Tagged as: Breaking up, Dating, The ex-factor, Troubled relationships<< Previous question   Next question >>
Question - (13 February 2011) 2 Answers - (Newest, 14 February 2011)
A male United States age 36-40, anonymous writes:

I think I need some professional help. But I'm embarrassed to admit it. Or is what I'm going through normal?

To summerize, in 2009 I had been dating my girlfriend for 6 months. She graduated college and took a 2 week vacation to visit her parents. I found out during that trip she had been texting/calling her ex boyfriend, 1st love, and met up with him for lunch on the last day she was there. We had just started living together and while she was gone I bought an engagement ring to surprise her when she got back. I talked to her dad over the phone while she was there and he had given his blessing.

It really hurt me when I found out about her calling her ex because since we started dating she had never stopped talking to him. A few weeks before we met, she sent him letters saying she still loved him, etc... finally, before she left, we agreed if we were to move on in our relationship she would stop talking to him. (I felt it was disrespectful to me for her to be so close to someone she had sex with before, and still had feelings for not long ago.)

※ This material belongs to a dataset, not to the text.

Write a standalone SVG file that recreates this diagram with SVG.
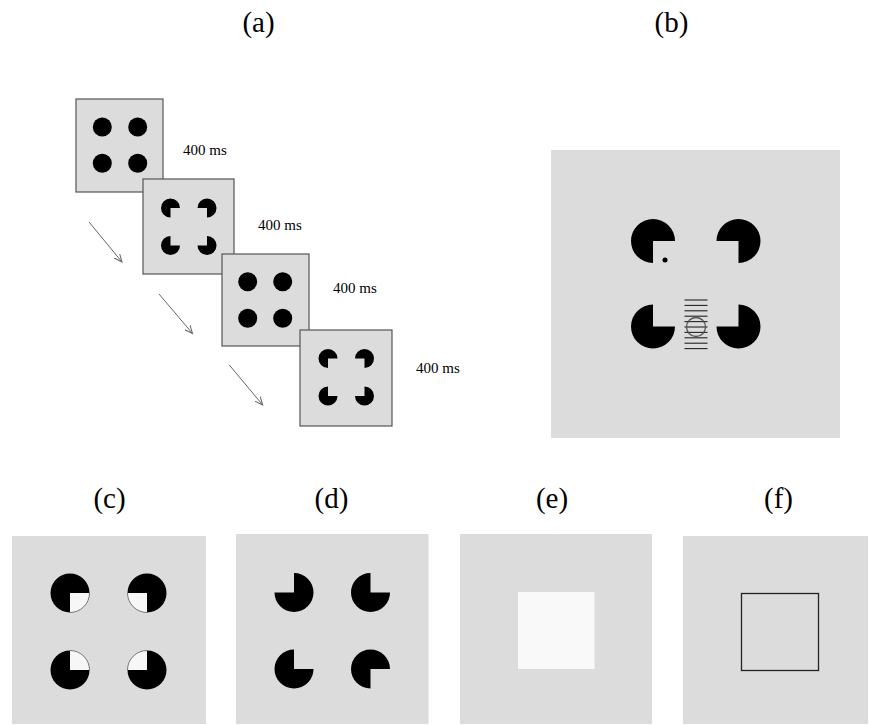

Well, when I found out we broke up. She begged me for forgiveness, and swore she never slept with him. I don't know whether I believe her or not to this day. After a few weeks, we got back together. And after months we got engaged, then married. She hasn't spoken to him since. We have a beautiful baby girl just born. I love her so much. And she's totally different than before. So I know it shouldn't matter anymore...

But my problem is, every time I hear his name. Or his profession, or even if we watch a romantic movie where the girl is torn between two guys, I get so angry. It changes my mood. And she knows this. She just gets quiet, and it just sort of builds tension. I find myself bringing it up, in passing. And I don't know if it's because I haven't forgiven her or what?

I know what eats away at me is the unknown. I wish I knew if she did sleep with him or not. Even if she did, at least I would know then maybe I could put it behind me. But, some days I say, "she's telling truth... nothing happened." other days I think, "you're an idiot. Of course they had sex. She was gone for two weeks and she was calling texting every other day."

They were best friends before they ever dated and grew up together.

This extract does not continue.